In conversations and questions posed throughout the day – a recurring interest occurred among community participants concerning the nature of ‘learning’, the necessity for transparent sharing during community exchanges and what it means to be an “SDI learning centre”. Joseph Muturi from the Kenyan Alliance’s Federation, Muungano Wa Wanavijiji, raised the value of sharing challenges as freely and as frequently as successes.
“How can we learn from each other if we don’t share our challenges? We know that we can learn from every SDI country. In learning centres there is something specific we can learn. But we don’t expect them to be perfect –there will always be challenges, and we need to learn from them.”
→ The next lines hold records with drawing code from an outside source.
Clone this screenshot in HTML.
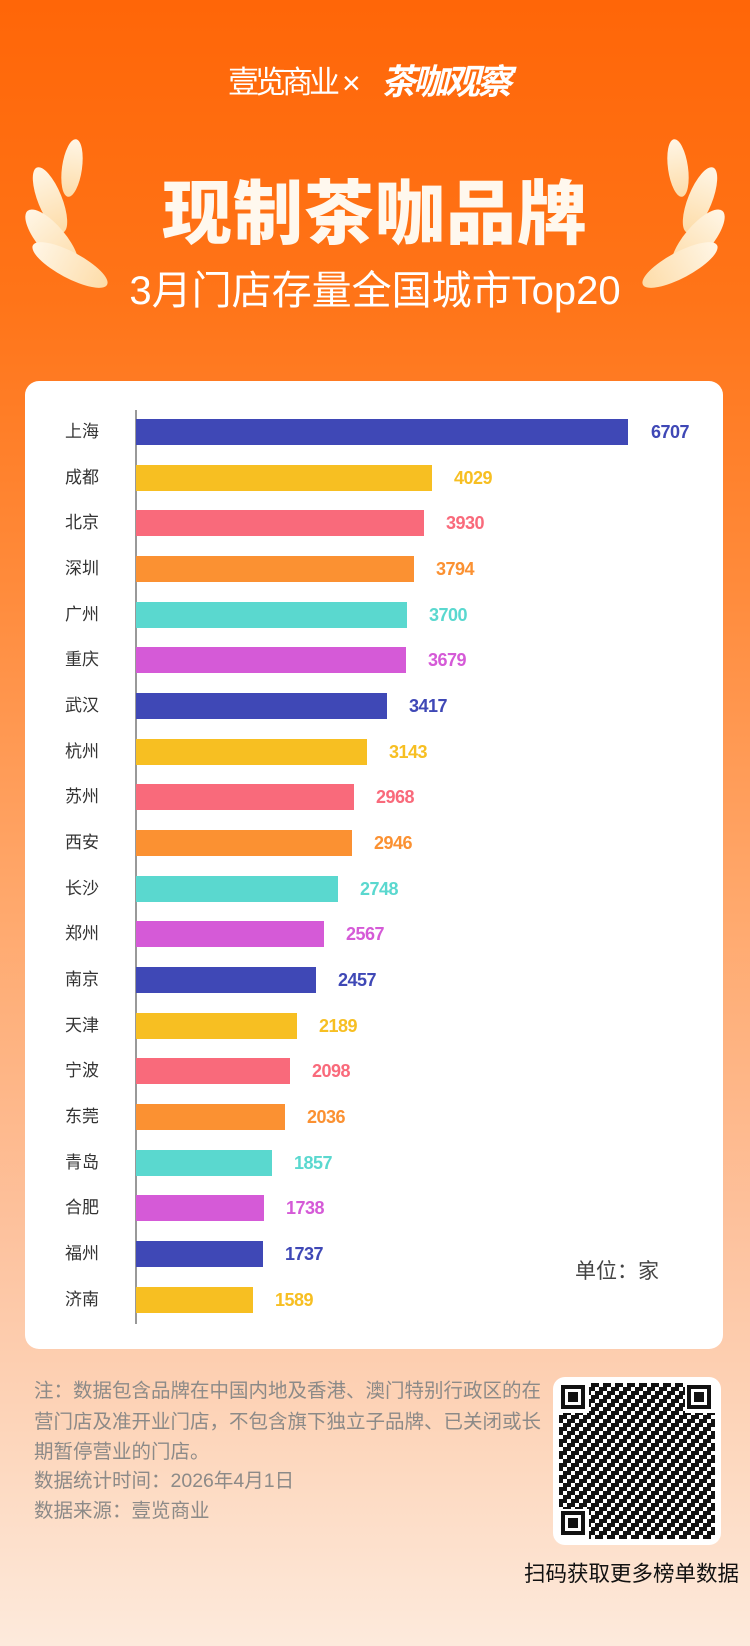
<!DOCTYPE html>
<html><head><meta charset="utf-8"><style>
*{margin:0;padding:0;box-sizing:border-box}
body{width:750px;height:1646px;position:relative;overflow:hidden;font-family:"Liberation Sans","Noto Sans CJK SC",sans-serif;
background:linear-gradient(180deg,#ff6608 0%,#ff7418 18%,#ff8a3a 35%,#ffa86c 55%,#fdc29e 75%,#fdd7bd 88%,#fdeadc 100%);}
.a{position:absolute;white-space:nowrap}
.card{position:absolute;left:25px;top:381px;width:698px;height:968px;background:#fff;border-radius:14px}
.city{position:absolute;left:65px;font-size:17px;color:#333;line-height:20px}
.bar{position:absolute;left:136px;height:26px}
.val{position:absolute;font-family:"Liberation Sans Narrow","Liberation Sans",sans-serif;font-weight:bold;font-size:18px;line-height:20px;letter-spacing:-0.5px}
.note{position:absolute;left:34px;font-size:19.5px;color:#8c8a88;line-height:22px}
</style></head><body>
<svg class="a" style="left:0;top:0" width="750" height="380">
<defs><linearGradient id="lf" x1="0" y1="0" x2="0" y2="1"><stop offset="0" stop-color="#fff6e6"/><stop offset="1" stop-color="#fddca8"/></linearGradient></defs>
<g fill="url(#lf)">
<ellipse cx="72" cy="168" rx="10" ry="29" transform="rotate(8 72 168)"/>
<ellipse cx="50" cy="200" rx="12" ry="35" transform="rotate(-22 50 200)"/>
<ellipse cx="52" cy="240" rx="14" ry="38" transform="rotate(-40 52 240)"/>
<ellipse cx="70" cy="265" rx="13" ry="42" transform="rotate(-62 70 265)"/>
<ellipse cx="678" cy="168" rx="10" ry="29" transform="rotate(-8 678 168)"/>
<ellipse cx="700" cy="200" rx="12" ry="35" transform="rotate(22 700 200)"/>
<ellipse cx="698" cy="240" rx="14" ry="38" transform="rotate(40 698 240)"/>
<ellipse cx="680" cy="265" rx="13" ry="42" transform="rotate(62 680 265)"/>
</g></svg>
<div class="a" style="left:228px;top:66px;font-size:31px;color:#fff;letter-spacing:-4px;line-height:34px">壹览商业</div>
<div class="a" style="left:342px;top:66px;font-size:32px;color:#fff;font-weight:300;line-height:34px">×</div>
<div class="a" style="left:381px;top:64px;font-size:35px;color:#fff;font-weight:bold;font-style:italic;letter-spacing:-3px;line-height:38px">茶咖观察</div>
<div class="a" style="left:0;width:750px;text-align:center;top:174px;font-size:70px;font-weight:900;color:#fff8ee;letter-spacing:1px;line-height:80px">现制茶咖品牌</div>
<div class="a" style="left:0;width:750px;text-align:center;top:268px;font-size:40px;color:#fff;line-height:46px">3月门店存量全国城市Top20</div>
<div class="card"></div>
<div class="a" style="left:135px;top:410px;width:2px;height:914px;background:#999"></div>
<div class="city" style="top:422px">上海</div><div class="bar" style="top:419px;width:492px;background:#3f48b6"></div><div class="val" style="top:422px;left:651px;color:#3f48b6">6707</div>
<div class="city" style="top:468px">成都</div><div class="bar" style="top:465px;width:296px;background:#f7bf22"></div><div class="val" style="top:468px;left:454px;color:#f7bf22">4029</div>
<div class="city" style="top:513px">北京</div><div class="bar" style="top:510px;width:288px;background:#f96a7b"></div><div class="val" style="top:513px;left:446px;color:#f96a7b">3930</div>
<div class="city" style="top:559px">深圳</div><div class="bar" style="top:556px;width:278px;background:#fb9132"></div><div class="val" style="top:559px;left:436px;color:#fb9132">3794</div>
<div class="city" style="top:605px">广州</div><div class="bar" style="top:602px;width:271px;background:#5ad8cf"></div><div class="val" style="top:605px;left:429px;color:#5ad8cf">3700</div>
<div class="city" style="top:650px">重庆</div><div class="bar" style="top:647px;width:270px;background:#d55ad7"></div><div class="val" style="top:650px;left:428px;color:#d55ad7">3679</div>
<div class="city" style="top:696px">武汉</div><div class="bar" style="top:693px;width:251px;background:#3f48b6"></div><div class="val" style="top:696px;left:409px;color:#3f48b6">3417</div>
<div class="city" style="top:742px">杭州</div><div class="bar" style="top:739px;width:231px;background:#f7bf22"></div><div class="val" style="top:742px;left:389px;color:#f7bf22">3143</div>
<div class="city" style="top:787px">苏州</div><div class="bar" style="top:784px;width:218px;background:#f96a7b"></div><div class="val" style="top:787px;left:376px;color:#f96a7b">2968</div>
<div class="city" style="top:833px">西安</div><div class="bar" style="top:830px;width:216px;background:#fb9132"></div><div class="val" style="top:833px;left:374px;color:#fb9132">2946</div>
<div class="city" style="top:879px">长沙</div><div class="bar" style="top:876px;width:202px;background:#5ad8cf"></div><div class="val" style="top:879px;left:360px;color:#5ad8cf">2748</div>
<div class="city" style="top:924px">郑州</div><div class="bar" style="top:921px;width:188px;background:#d55ad7"></div><div class="val" style="top:924px;left:346px;color:#d55ad7">2567</div>
<div class="city" style="top:970px">南京</div><div class="bar" style="top:967px;width:180px;background:#3f48b6"></div><div class="val" style="top:970px;left:338px;color:#3f48b6">2457</div>
<div class="city" style="top:1016px">天津</div><div class="bar" style="top:1013px;width:161px;background:#f7bf22"></div><div class="val" style="top:1016px;left:319px;color:#f7bf22">2189</div>
<div class="city" style="top:1061px">宁波</div><div class="bar" style="top:1058px;width:154px;background:#f96a7b"></div><div class="val" style="top:1061px;left:312px;color:#f96a7b">2098</div>
<div class="city" style="top:1107px">东莞</div><div class="bar" style="top:1104px;width:149px;background:#fb9132"></div><div class="val" style="top:1107px;left:307px;color:#fb9132">2036</div>
<div class="city" style="top:1153px">青岛</div><div class="bar" style="top:1150px;width:136px;background:#5ad8cf"></div><div class="val" style="top:1153px;left:294px;color:#5ad8cf">1857</div>
<div class="city" style="top:1198px">合肥</div><div class="bar" style="top:1195px;width:128px;background:#d55ad7"></div><div class="val" style="top:1198px;left:286px;color:#d55ad7">1738</div>
<div class="city" style="top:1244px">福州</div><div class="bar" style="top:1241px;width:127px;background:#3f48b6"></div><div class="val" style="top:1244px;left:285px;color:#3f48b6">1737</div>
<div class="city" style="top:1290px">济南</div><div class="bar" style="top:1287px;width:117px;background:#f7bf22"></div><div class="val" style="top:1290px;left:275px;color:#f7bf22">1589</div>
<div class="a" style="left:575px;top:1260px;font-size:21px;color:#444;line-height:24px">单位：家</div>
<div class="note" style="top:1380px">注：数据包含品牌在中国内地及香港、澳门特别行政区的在</div>
<div class="note" style="top:1411px">营门店及准开业门店，不包含旗下独立子品牌、已关闭或长</div>
<div class="note" style="top:1441px">期暂停营业的门店。</div>
<div class="note" style="top:1470px">数据统计时间：2026年4月1日</div>
<div class="note" style="top:1500px">数据来源：壹览商业</div>
<div class="a" style="left:553px;top:1377px;width:168px;height:168px;background:#fff;border-radius:12px"></div>
<svg class="a" style="left:559px;top:1383px" width="156" height="156">
<defs><pattern id="q" width="12" height="12" patternUnits="userSpaceOnUse">
<rect x="0" y="0" width="4" height="4" fill="#111"/><rect x="8" y="0" width="4" height="8" fill="#111"/><rect x="4" y="4" width="4" height="4" fill="#111"/><rect x="0" y="8" width="8" height="4" fill="#111"/></pattern></defs>
<rect x="0" y="0" width="156" height="156" fill="url(#q)"/>
<g><rect x="0" y="0" width="30" height="30" fill="#fff"/><rect x="2" y="2" width="24" height="24" fill="#111"/><rect x="6" y="6" width="16" height="16" fill="#fff"/><rect x="9" y="9" width="10" height="10" fill="#111"/></g>
<g transform="translate(126 0)"><rect width="30" height="30" fill="#fff"/><rect x="2" y="2" width="24" height="24" fill="#111"/><rect x="6" y="6" width="16" height="16" fill="#fff"/><rect x="9" y="9" width="10" height="10" fill="#111"/></g>
<g transform="translate(0 126)"><rect width="30" height="30" fill="#fff"/><rect x="2" y="2" width="24" height="24" fill="#111"/><rect x="6" y="6" width="16" height="16" fill="#fff"/><rect x="9" y="9" width="10" height="10" fill="#111"/></g>
</svg>
<div class="a" style="right:11px;top:1561px;font-size:21.5px;color:#111;line-height:26px">扫码获取更多榜单数据</div>
</body></html>
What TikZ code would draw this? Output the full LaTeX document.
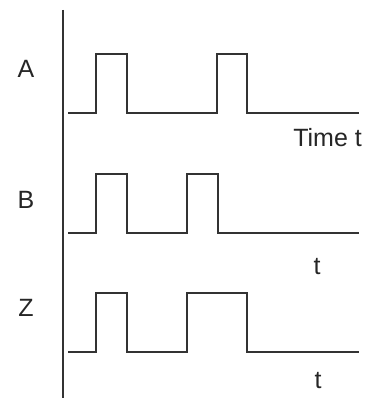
\documentclass[tikz,border=0pt]{standalone}
\usepackage{fontspec}
\setmainfont{Liberation Sans}
\begin{document}
\begin{tikzpicture}[x=1pt,y=-1pt,
  wave/.style={line width=1.3pt,draw=black!80},
  lbl/.style={font=\fontsize{25}{27}\selectfont,text=black!85,inner sep=0pt}]
\useasboundingbox (0,0) rectangle (364,401);
\fill[white] (0,0) rectangle (364,401);
% vertical axis
\draw[wave] (63,10) -- (63,398);
% A
\draw[wave] (68,113) -- (96,113) -- (96,54) -- (127,54) -- (127,113) -- (217,113) -- (217,54) -- (247,54) -- (247,113) -- (359,113);
% B
\draw[wave] (68,233) -- (96,233) -- (96,174) -- (127,174) -- (127,233) -- (187,233) -- (187,174) -- (218,174) -- (218,233) -- (359,233);
% Z
\draw[wave] (68,352) -- (96,352) -- (96,293) -- (127,293) -- (127,352) -- (187,352) -- (187,293) -- (247,293) -- (247,352) -- (359,352);
% labels
\node[lbl] (la) at (26,69) {A};
\node[lbl] (lb) at (26,200) {B};
\node[lbl] (lz) at (26,308) {Z};
\node[lbl,anchor=east] (tt) at (362,138) {Time t};
\node[lbl] (tb) at (317,267) {t};
\node[lbl] (tz) at (318,381) {t};
\end{tikzpicture}
\end{document}
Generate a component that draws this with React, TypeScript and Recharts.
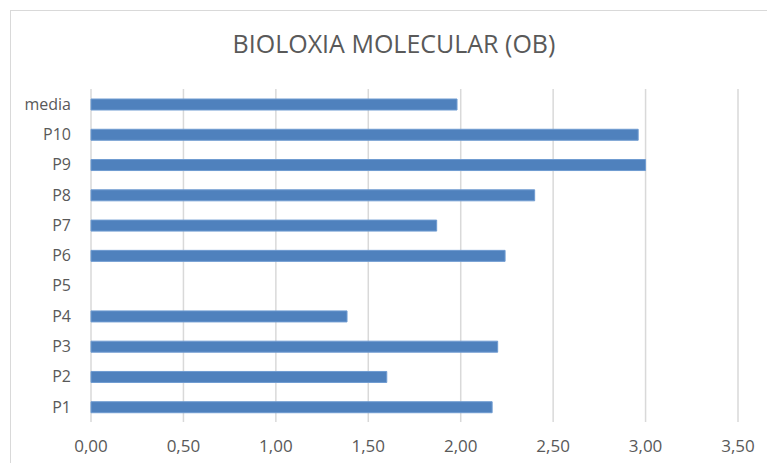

On this note, ISN shared the difficulties of navigating tensions between steering committees and communities, the rivalry between different civic organisations, varying levels of co-operation from Councillors and long delays by city councils that cause disillusionment in communities. Kenyan representatives spoke about their ability to secure tenure for 10 000 informal settlement dwellers through bio-metric data collection, using mobile phones – learnt from the interaction between Ugandan Federation members and their City officials. In reflecting on the exchange, Nkokheli Ncambele, provincial ISN coordinator, echoes the value of bottom-up knowledge generation in exchanges:
“It was very beneficial to be exposed to savings and the FIGP businesses – we managed to send a successful message to community leaders in Khayelitsha about upgrading and savings. We learnt how other countries use their profiling data to engage with the City. We need to do the same”.